Add your own model architecture#
While physicsml
ships with a large catalogue of available model-architectures, you can also add you own
state-of-the-art architecture and make it more widely available to all users of the package. In this guide,
we will provide an overview of how to do this.
There are three main components to adding a new model: The model config, molflux
model API handler, and torch
module
code.
The model config#
The most basic part of adding a new model is defining the model config. The general model config looks like this:
from typing import Dict, Literal, Optional
from pydantic.v1.dataclasses import dataclass
from physicsml.lightning.config import ConfigDict, PhysicsMLModelConfig
@dataclass(config=ConfigDict)
class MyModelConfig(PhysicsMLModelConfig):
# all model kwargs
...
The config is a pydantic dataclass which takes care of validating the inputs. It also inherits the PhysicsMLModelConfig
which provides the shared kwargs (such as the datamodule
config and the optimizer
config). In here, you can specify
whatever your model requires for training and inference. A good simple example to follow is the EGNN model config.
The molflux
model#
The next part is the molflux
model wrapper. This is responsible for handling all the training, inferencing, loading,
and saving functionality. If your model is a generic GNN, then this a simple wrapper class
from typing import Any, Type
from molflux.modelzoo.info import ModelInfo
from physicsml.lightning.model import PhysicsMLModelBase
from physicsml.models.my_model.supervised.default_configs import MyModelConfig
from physicsml.models.my_model.supervised.my_model_module import MyModelModule
class MyModel(PhysicsMLModelBase[MyModelConfig]):
def _info(self) -> ModelInfo:
return ModelInfo(
model_description="my model description",
config_description="config description",
)
@property
def _config_builder(self) -> Type[EGNNModelConfig]:
return MyModelConfig
def _instantiate_module(self) -> Any:
return MyModelModule(
model_config=self.model_config,
)
The class inherits the PhysicsMLModelBase[MyModelConfig]
class. The config in the square brackets is an inherited generic
for typing purposes.
You need to specify the ModelInfo
(which has a description of the model and the config), the _config_builder
which
returns the config class (for instantiation internally), and the _instantiate_module
which returns an initialised lightning
module (more on that below). For a simple example of this, check out the EGNN model.

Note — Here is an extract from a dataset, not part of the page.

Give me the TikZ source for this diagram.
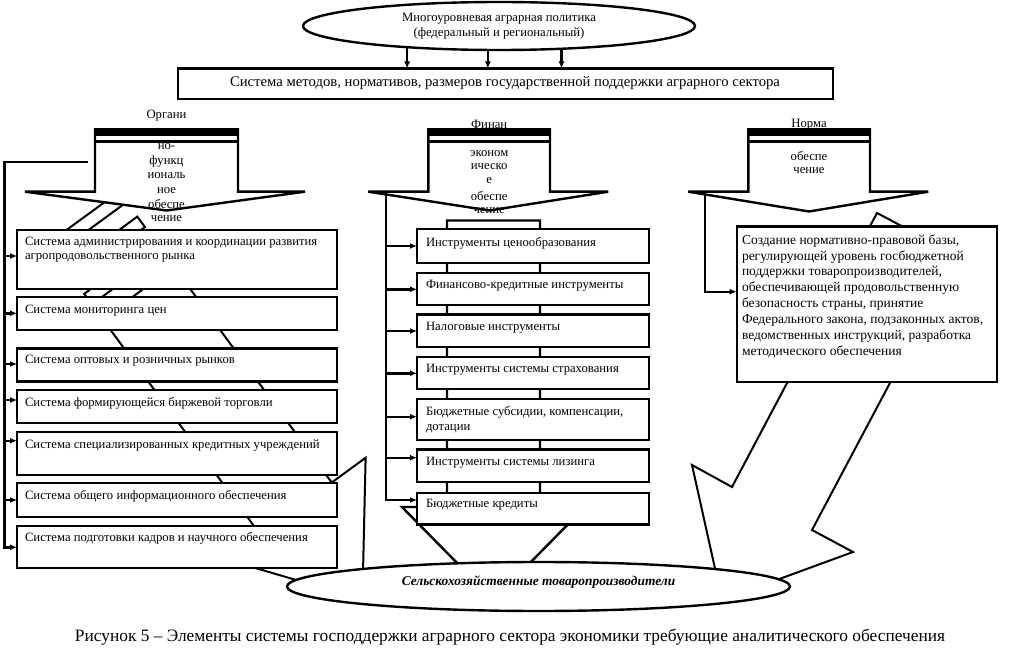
\documentclass[tikz,border=0pt]{standalone}
\usepackage{fontspec}
\setmainfont{Liberation Serif}
\usetikzlibrary{arrows.meta,shapes.geometric,calc}
\begin{document}
\begin{tikzpicture}[x=1pt,y=-1pt,
  every node/.style={inner sep=0pt, outer sep=0pt},
  box/.style={draw, line width=2.4pt, fill=white, anchor=north west},
  btxt/.style={font=\fontsize{12.7}{14}\selectfont, anchor=north west, align=left},
  atxt/.style={font=\fontsize{12.7}{14}\selectfont, anchor=center},
  blockarrow/.style={draw, line width=2.4pt, fill=white, line join=miter},
  diag/.style={draw, line width=2pt, fill=white, line join=miter},
  conn/.style={line width=2.4pt},
  arr/.style={line width=2.4pt, -{Latex[length=7pt,width=6pt]}},
]
\useasboundingbox[fill=white] (0,0) rectangle (1021,666);

% ---------- background arrows (behind boxes) ----------
\begin{scope}[x={(0.59pt,-0.807pt)}, y={(0.807pt,0.59pt)}]
  \foreach \a in {225,256,287}
    \draw[diag] (\a,-105.5) -- (\a+13,-105.5) -- (\a+13,-17) -- (\a,-17) -- cycle;
  \draw[diag] (318,-105.5) -- (585.5,-105.5) -- (585.5,-147.5) -- (698,-61.25)
              -- (585.5,25) -- (585.5,-17) -- (318,-17) -- cycle;
\end{scope}
\draw[diag] (877,213) -- (957.5,255.6) -- (812,530) -- (853,552) -- (722,600)
            -- (692,465) -- (732,487) -- cycle;
\draw[diag, line width=2.4pt] (447,220.5) -- (540,220.5) -- (540,507) -- (585,507)
            -- (493.5,600) -- (402,507) -- (447,507) -- cycle;

% ---------- block arrows ----------
\draw[blockarrow] (95,129.5) -- (238,129.5) -- (238,191.7) -- (305,191.7) -- (166.5,210.5)
      -- (25,191.7) -- (95,191.7) -- cycle;
\fill (93.8,128.3) rectangle (239.2,136.5);
\draw[line width=3.5pt] (93.8,141.3) -- (239.2,141.3);

\draw[blockarrow] (428.3,129.5) -- (550,129.5) -- (550,191.7) -- (608.3,191.7) -- (489.5,210.5)
      -- (368.3,191.7) -- (428.3,191.7) -- cycle;
\fill (427.1,128.3) rectangle (551.2,136.5);
\draw[line width=3.5pt] (427.1,141.3) -- (551.2,141.3);

\draw[blockarrow] (748.3,129.5) -- (870,129.5) -- (870,191.7) -- (928.3,191.7) -- (809,211.5)
      -- (688.3,191.7) -- (748.3,191.7) -- cycle;
\fill (747.1,128.3) rectangle (871.2,136.5);
\draw[line width=3.5pt] (747.1,141.3) -- (871.2,141.3);

\node[atxt] (la1) at (166.5,116) {Органи};
\node[atxt] (la2) at (166.5,147) {но-};
\node[atxt] (la3) at (166.5,161.5) {функц};
\node[atxt] (la4) at (166.5,176) {иональ};
\node[atxt] (la5) at (166.5,190.5) {ное};
\node[atxt] (la6) at (166.5,204.5) {обеспе};
\node[atxt] (la7) at (166.5,218.5) {чение};

\node[atxt] (ma1) at (489.2,124.5) {Финан};
\node[atxt] (ma2) at (489.2,153.5) {эконом};
\node[atxt] (ma3) at (489.2,167) {ическо};
\node[atxt] (ma4) at (489.2,180.5) {е};
\node[atxt] (ma5) at (489.2,196) {обеспе};
\node[atxt] (ma6) at (489.2,211) {чение};

\node[atxt] (ra1) at (809,124.5) {Норма};
\node[atxt] (ra2) at (809,156.5) {обеспе};
\node[atxt] (ra3) at (809,171) {чение};

% ---------- left column ----------
\node[box, minimum width=320pt, minimum height=59pt] (L1) at (17,230) {};
\node[box, minimum width=320pt, minimum height=33pt] (L2) at (17,297) {};
\node[box, minimum width=320pt, minimum height=33pt] (L3) at (17,348.5) {};
\node[box, minimum width=320pt, minimum height=33pt] (L4) at (17,390) {};
\node[box, minimum width=320pt, minimum height=43pt] (L5) at (17,432) {};
\node[box, minimum width=320pt, minimum height=34pt] (L6) at (17,483) {};
\node[box, minimum width=320pt, minimum height=42pt] (L7) at (17,526) {};

\node[btxt] (lt1) at (25,235.7) {\strut Система администрирования и координации развития\\агропродовольственного рынка};
\node[btxt] (lt2) at (25,303.7) {\strut Система мониторинга цен};
\node[btxt] (lt3) at (25,353.7) {\strut Система оптовых и розничных рынков};
\node[btxt] (lt4) at (25,396.2) {\strut Система формирующейся биржевой торговли};
\node[btxt] (lt5) at (25,438.7) {\strut Система специализированных кредитных учреждений};
\node[btxt] (lt6) at (25,489.7) {\strut Система общего информационного обеспечения};
\node[btxt] (lt7) at (25,531.7) {\strut Система подготовки кадров и научного обеспечения};

% ---------- middle column ----------
\node[box, minimum width=232pt, minimum height=33.4pt] (M1) at (417,229.3) {};
\node[box, minimum width=232pt, minimum height=32.3pt] (M2) at (417,272.7) {};
\node[box, minimum width=232pt, minimum height=32.4pt] (M3) at (417,314.3) {};
\node[box, minimum width=232pt, minimum height=32.3pt] (M4) at (417,356.7) {};
\node[box, minimum width=232pt, minimum height=41pt] (M5) at (417,399) {};
\node[box, minimum width=232pt, minimum height=32.4pt] (M6) at (417,449.3) {};
\node[box, minimum width=232pt, minimum height=31.6pt] (M7) at (417,492.7) {};

\node[btxt] (mt1) at (426,236.4) {\strut Инструменты ценообразования};
\node[btxt] (mt2) at (426,278.7) {\strut Финансово-кредитные инструменты};
\node[btxt] (mt3) at (426,321) {\strut Налоговые инструменты};
\node[btxt] (mt4) at (426,363) {\strut Инструменты системы страхования};
\node[btxt, font=\fontsize{12.7}{15}\selectfont] (mt5) at (426,404.5) {\strut Бюджетные субсидии, компенсации,\\дотации};
\node[btxt] (mt6) at (426,456) {\strut Инструменты системы лизинга};
\node[btxt] (mt7) at (426,498) {\strut Бюджетные кредиты};

% ---------- right column ----------
\node[box, minimum width=260pt, minimum height=155pt] (R) at (736.7,226.7) {};
\node[btxt, font=\fontsize{13.5}{15.9}\selectfont] (rt) at (742,233) {\strut Создание нормативно-правовой базы,\\
регулирующей уровень госбюджетной\\
поддержки товаропроизводителей,\\
обеспечивающей продовольственную\\
безопасность страны, принятие\\
Федерального закона, подзаконных актов,\\
ведомственных инструкций, разработка\\
методического обеспечения};

% ---------- buses ----------
\coordinate (lb0) at (88,162);
\coordinate (lbT) at (4.5,162);
\coordinate (lb7) at (4.5,547.3);
\draw[arr] (lb0) -- (lbT) -- (lb7) -- (lb7 -| L7.west);
\foreach \i/\y in {1/256,2/313.3,3/364,4/400,5/440.7,6/500} {
  \coordinate (lb\i) at (4.5,\y);
  \draw[arr] (lb\i) -- (lb\i -| L\i.west);
}

\coordinate (mb0) at (386,192.5);
\coordinate (mb7) at (386,500);
\draw[arr] (mb0) -- (mb7) -- (mb7 -| M7.west);
\foreach \i/\y in {1/246,2/289.3,3/331,4/373.3,5/416.7,6/457.7} {
  \coordinate (mb\i) at (386,\y);
  \draw[arr] (mb\i) -- (mb\i -| M\i.west);
}

\coordinate (rb0) at (705,192.5);
\coordinate (rb1) at (705,291.7);
\draw[arr] (rb0) -- (rb1) -- (rb1 -| R.west);

% ---------- bottom ellipse ----------
\node[draw, ellipse, line width=2.4pt, fill=white, minimum width=503pt, minimum height=49pt] (B) at (538.5,586.5) {};
\node[font=\fontsize{13.4}{15}\selectfont\bfseries\itshape] (bt) at (538.5,582) {Сельскохозяйственные товаропроизводители};

% ---------- top ----------
\node[draw, ellipse, line width=2.4pt, fill=white, minimum width=392pt, minimum height=48pt,
      align=center, font=\fontsize{12.7}{15}\selectfont] (E) at (499,26) {Многоуровневая аграрная политика\\(федеральный и региональный)};
\node[box, minimum width=655pt, minimum height=30.5pt] (T) at (178,68.5) {};
\node[font=\fontsize{14.7}{16}\selectfont] (tt) at (505,83.5) {Система методов, нормативов, размеров государственной поддержки аграрного сектора};
\draw[arr] (E.193.2) -- (E.193.2 |- T.north);
\draw[arr] (E.245.9) -- (E.245.9 |- T.north);
\draw[arr] (E.340.1) -- (E.340.1 |- T.north);

% ---------- caption ----------
\node[font=\fontsize{17.35}{20}\selectfont] (cap) at (510,637) {Рисунок 5 – Элементы системы господдержки аграрного сектора экономики требующие аналитического обеспечения};
\end{tikzpicture}
\end{document}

If your model requires a specialised dataset and dataloader, then you can override the _datamodule_builder
which
returns specific datamodule class for your model. For an example of this, see the ANI model.
Note
Uncertainty models need to inherit the PhysicsMLUncertaintyModelBase
from physicsml.lightning.model_uncertainty
.
This class handles the additional API functionality for uncertainty models. For an example, see the
MeanVarEGNNModel.
Make your model discoverable#
To make your model discoverable in physicsml
and molflux
, you need to register it as a plugin. You can do that in
the pyproject.toml
file of your repo and under [project.entry-points.'molflux.modelzoo.plugins.physicsml']
,
add a plugin to your model class as follows
[project.entry-points.'molflux.modelzoo.plugins.physicsml']
name_of_model = 'path.to.module.file:YourModelName'
Note
You can also do this in the setup.cfg
file of your repo and under [options.entry_points]
. Add a plugin to your
model class as follows
[options.entry_points]
molflux.modelzoo.plugins.physicsml =
name_of_model = path.to.module.file:YourModelName
This entry point allows molflux.modelzoo
to hook into your model and automatically register it in the catalogue.
The lightning
module#
The lightning
module is where the core part of the model code lives. The general class looks like
from typing import Any, Dict, Optional
import torch
from physicsml.lightning.module import PhysicsMLModuleBase
from physicsml.models.my_model.supervised.default_configs import MyModelConfig
class MyModelModule(PhysicsMLModuleBase):
model_config: MyModelConfig
def __init__(
self,
model_config: EGNNModelConfig,
**kwargs: Any,
) -> None:
super().__init__(model_config=model_config)
# configure your module code here
def forward(
self,
data: Dict[str, torch.Tensor],
) -> Dict[str, torch.Tensor]:
# model operations on the data
return output
def compute_loss(self, input: Any, target: Any) -> torch.Tensor:
# compute a loss
return loss
If you model is a generic GNN, then all you have to do is to specify you module code (pure torch
code), the forward
pass, and the compute_loss
method. The forward
pass must return a dictionary which includes all the expected outputs
of the model (such as y_graph_scalars
, y_node_vector
, etc…). The compute_loss
method must take in the input
data
batch and the output of the model and return a loss. For an example of this, see the EGNN Module.
Notice that all the lightning boiler plate is handled by the inherited PhysicsMLModuleBase
.
If your model requires specialised training steps (or if you’d like more control over those), then you can directly override them as in the ANI Module.